San Luca. Ein Dorf im Süden Kalabriens in Italien. Rund 3.700 Menschen leben hier, am Fuße des Aspromonte-Gebirges. Der Ort gilt als die Brutstätte der kalabrische Mafia - der 'Ndrangheta
San Luca ist aber viel mehr als nur die Mafia. Vor allem ist es Heimat für viele Menschen, die unter dem Stigma Mafia-Dorf leiden. Wie wurde der Ort zur Wiege der 'Ndrangheta? Immer wieder reisen wir an die Südspitze Italiens und suchen nach Antworten.

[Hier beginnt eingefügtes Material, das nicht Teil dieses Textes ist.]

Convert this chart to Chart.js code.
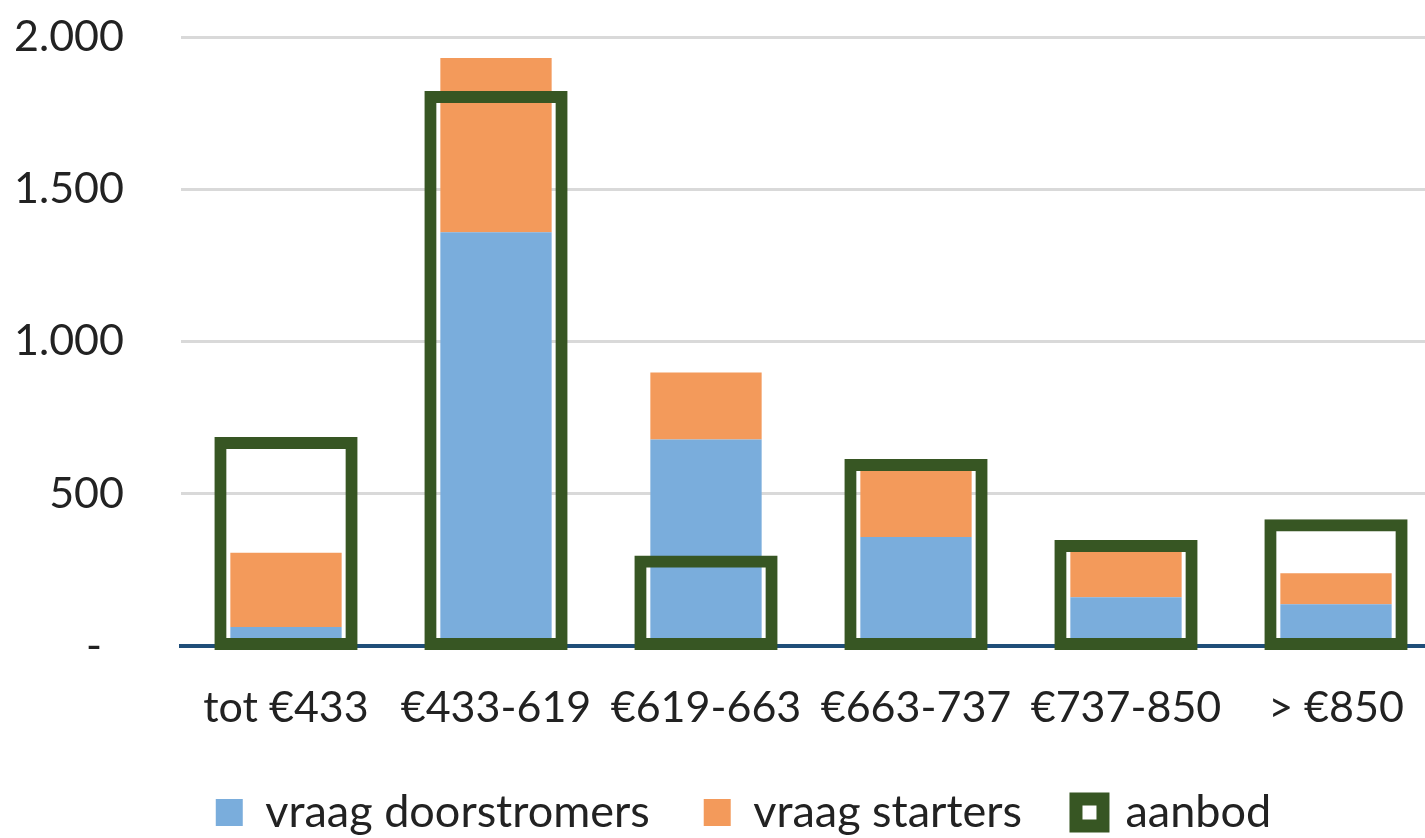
<!DOCTYPE html>
<html>
<head>
<meta charset="utf-8">
<script src="https://cdn.jsdelivr.net/npm/chart.js@4/dist/chart.umd.min.js"></script>
<style>
  html, body { margin: 0; padding: 0; background: #fff; overflow: hidden; }
  #wrap { width: 1487px; height: 838px; position: relative; }
</style>
</head>
<body>
<div id="wrap"><canvas id="chart"></canvas></div>
<script>
// data
const categories = ['tot €433', '€433-619', '€619-663', '€663-737', '€737-850', '> €850'];
const doorstromers = [62, 1359, 678, 358, 160, 137];
const starters = [244, 572, 220, 254, 162, 102];
const aanbod = [668, 1805, 279, 596, 330, 398];
const yTicks = [0, 500, 1000, 1500, 2000];
const yTickLabels = ['-  ', '500', '1.000', '1.500', '2.000'];

const BLUE = '#7aaddc';
const ORANGE = '#f39a5b';
const GREEN = '#375623';
const TEXT = '#222';

Chart.defaults.font.family = 'Lato, "Open Sans", sans-serif';
Chart.defaults.color = TEXT;

const ctx = document.getElementById('chart').getContext('2d');
window._chart = new Chart(ctx, {
  type: 'bar',
  data: {
    labels: categories,
    datasets: [
      { label: 'vraag doorstromers', data: doorstromers, backgroundColor: BLUE, borderWidth: 0,
        stack: 'vraag', barPercentage: 0.53, categoryPercentage: 1, inflateAmount: 0 },
      { label: 'vraag starters', data: starters, backgroundColor: ORANGE, borderWidth: 0,
        stack: 'vraag', barPercentage: 0.53, categoryPercentage: 1, inflateAmount: 0 },
      // outline bars on top of the stacks, border centred on the bar edge like Excel
      { label: 'aanbod', data: aanbod, stack: 'aanbod', grouped: false, order: -1,
        backgroundColor: 'rgba(0,0,0,0)', borderColor: GREEN, borderWidth: 1, inflateAmount: 5.5,
        borderSkipped: false, clip: false, barPercentage: 0.63, categoryPercentage: 1 }
    ]
  },
  options: {
    responsive: true,
    maintainAspectRatio: false,
    animation: false,
    layout: { padding: { top: 37, right: 0, bottom: -7, left: 0 } },
    scales: {
      x: {
        stacked: true,
        offset: true,
        z: 1,
        afterFit: s => { s.height = 90; },
        grid: { display: false, drawTicks: false },
        border: { display: true, color: '#1f4e79', width: 4 },
        ticks: { font: { size: 43 }, padding: 36, color: TEXT, maxRotation: 0, autoSkip: false }
      },
      y: {
        stacked: true,
        min: 0,
        max: 2000,
        afterBuildTicks: s => { s.ticks = yTicks.map(v => ({ value: v })); },
        afterFit: s => { s.width = 181; },
        grid: { color: '#d9d9d9', lineWidth: 3, drawTicks: true, tickLength: 57, tickColor: 'rgba(0,0,0,0)' },
        border: { display: false },
        ticks: {
          font: { size: 43 },
          padding: 0,
          color: TEXT,
          callback: (v) => yTickLabels[yTicks.indexOf(v)]
        }
      },
      // empty right margin, keeps the legend centred on the full chart width
      yRight: {
        position: 'right',
        min: 0,
        max: 2000,
        afterFit: s => { s.width = 46; },
        grid: { display: false, drawTicks: false },
        border: { display: false },
        ticks: { display: false }
      }
    },
    plugins: {
      tooltip: { enabled: false },
      legend: {
        position: 'bottom',
        labels: {
          font: { size: 45 },
          boxWidth: 27,
          boxHeight: 27,
          padding: 54,
          color: TEXT,
          generateLabels: chart => chart.data.datasets.map((ds, i) => ({
            text: ds.label,
            datasetIndex: i,
            fillStyle: i === 2 ? '#fff' : ds.backgroundColor,
            strokeStyle: i === 2 ? GREEN : ds.backgroundColor,
            lineWidth: i === 2 ? 13 : 0,
            fontColor: TEXT,
            hidden: false
          }))
        }
      }
    }
  }
});
</script>
</body>
</html>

Als Kern der 'Ndrangheta gelten fünf Familien aus San Luca, die rechtskräftig als Clans anerkannt sind. Um sie herum scharen sich jedoch weitere Familien, aus denen Angehörige für die 'Ndrangheta arbeiten. Die Mitglieder der Clans von San Luca sind blutsverwandt. Es ist fast unmöglich, die Mauer des Schweigens zu durchbrechen. Denn wer aussagt, verrät die eigene Familie. Oft festigen die Clans ihre Macht durch Eheschließungen.
Das Geschäftsmodell der 'Ndrangheta hat sich in den vergangenen Jahrzehnten gewandelt. In den 1970-er Jahren etwa verschleppte sie Menschen, oft aus prominenten Familien, und erpresste von deren Angehörigen Millionen. Das prominenteste Opfer war der Enkel eines amerikanischen Ölmagnaten; John Paul Getty III. Seine Familie zahlte rund 2,8 Millionen Dollar Lösegeld. Die Lösegelder flossen in Bauprojekte in Kalabrien und Norditalien. Und dann in den Handel mit Drogen.
Die Clans der 'Ndrangheta legen ihre Plantagen auch unterirdisch an - in Bunkern. Solche Bunker dienen auch gesuchten Mafia-Größen als Verstecke. Carabinieri-Kommandant Michele Fiorentino zeigt uns einen solchen Bunker. Er befindet sich unter einer Lagerhalle und ist über 300 Quadratmeter groß. Hier soll sich ein hochrangiges Mitglied des Pelle-Clans versteckt haben.
Im Jahr 2007 sorgt eine Bluttat in Deutschland für Aufsehen: Sechs Männer werden in Duisburg erschossen. Die Opfer sind allesamt Mitglieder des Pelle-Clans der 'Ndrangheta in San Luca. Auch die mutmaßlichen Mörder kommen von dort. Nach Erkenntnissen der deutschen und italienischen Ermittler ist eine Fehde zwischen zwei Mafia-Clans der Grund für den Mehrfachmord von Duisburg.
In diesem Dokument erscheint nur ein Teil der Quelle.